Reformed apologists do the only thing they can and try to argue that the red phrase has to be considered as an allegory or hyperbole, or that “mind” could be translated as “heart”.
But try a moment to think about what that means.
God predetermined the Israelites to commit these very atrocities. He could have given them other desires but He decided they would sacrifice their children, He is the ultimate cause of their horrible behavior.

And then, while speaking to them, he told them that He never wanted them to commit these horrendous acts, without giving them any indication this was just a figure of speech.

If Calvinism is true and God really spoke at that time, I see only two possibilities: this was either an odious and detestable act of deception or God suffered under a split-brain or multiple personality disorder back then.

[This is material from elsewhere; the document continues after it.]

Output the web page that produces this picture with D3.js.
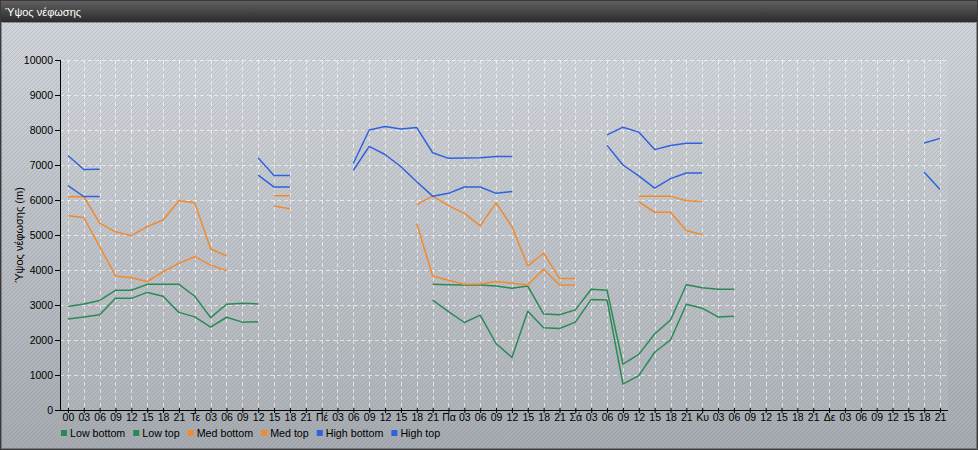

Now I know what many Calvinists are going to quote:

““For my thoughts are not your thoughts, neither are your ways my ways,”
declares the Lord.“As the heavens are higher than the earth, so are my ways higher than your ways and my thoughts than your thoughts.”  (Isaiah 55.8)

But there is a big irony here. Reading the verse in its immediate context shows it is all about reconciliation, that God invites all evildoers to give up their wicked ways and come back to Him. This verse seems rather to indicate that God is much more loving, much more forgiving than any man can be and even than any man could ever imagine to be.
For reformed theologians, this verse means than God is probably more vicious than the worst criminal who has ever lived.